University of London Institute in Paris

9-11 rue de Constantine
75007 Paris

Dr Briony Neilson, 'The Penal Colony and the Bagne: Australia, New Caledonia and Histoire croisée'

Between 1787 and 1868 Britain sent more than 167,000 convicts to its penal settlements in Australia. Between 1864 and 1897 France dispatched 23,000 prisoners to the bagne in New Caledonia. Although there are obvious differences between the Australian penal experiment and the New Caledonian bagne, these two European settler colonies nevertheless share a closely intertwined history which to date has largely escaped scrutiny. From the moment France annexed New Caledonia in 1853, the Australian colonies were alive to the prospect of the French using the South Pacific islands as a penal colony. While the French liked to claim a shared heritage, insisting that their penal project in New Caledonia had been inspired by Britain's experiment in Australia, the Australian colonies emphatically denied any similarity with their French colonial neighbours. The middle decades of the nineteenth century marked a critical juncture for the Australian colonies, as free settlement began to replace the penal system that had been the foundation for British settlement in 1788. In the second half of the nineteenth century those colonies that had previously received convicts sought to cast off their own legacy as British penal colonies. This talk will look at the histoire croisée of Australia and New Caledonia, these geographically and ideologically proximate European settler colonies in the South Pacific, offering reflection on what the history and memory of penal colonisation might have to tell us about the mechanics of settler colonialism.

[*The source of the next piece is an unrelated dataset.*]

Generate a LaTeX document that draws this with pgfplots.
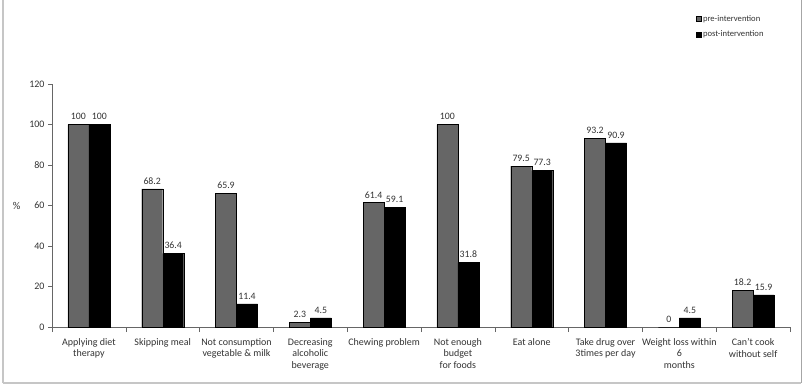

Dr Briony Neilson is a specialist in the history of nineteenth-century criminal justice in France and in the history of the New Caledonian bagne. She has a PhD in History from the University of Sydney and her work has appeared in various journals, including the International Review of Social History and Crime, History & Societies. She has lectured courses in History and Criminology at the University of Sydney, UNSW and ACU. In 2019–20 she is an invited researcher at the CNRS’s Centre pour les humanités numériques et l’histoire de la justice (Clamor) in Paris and from 2019 is Editor of French History & Civilization.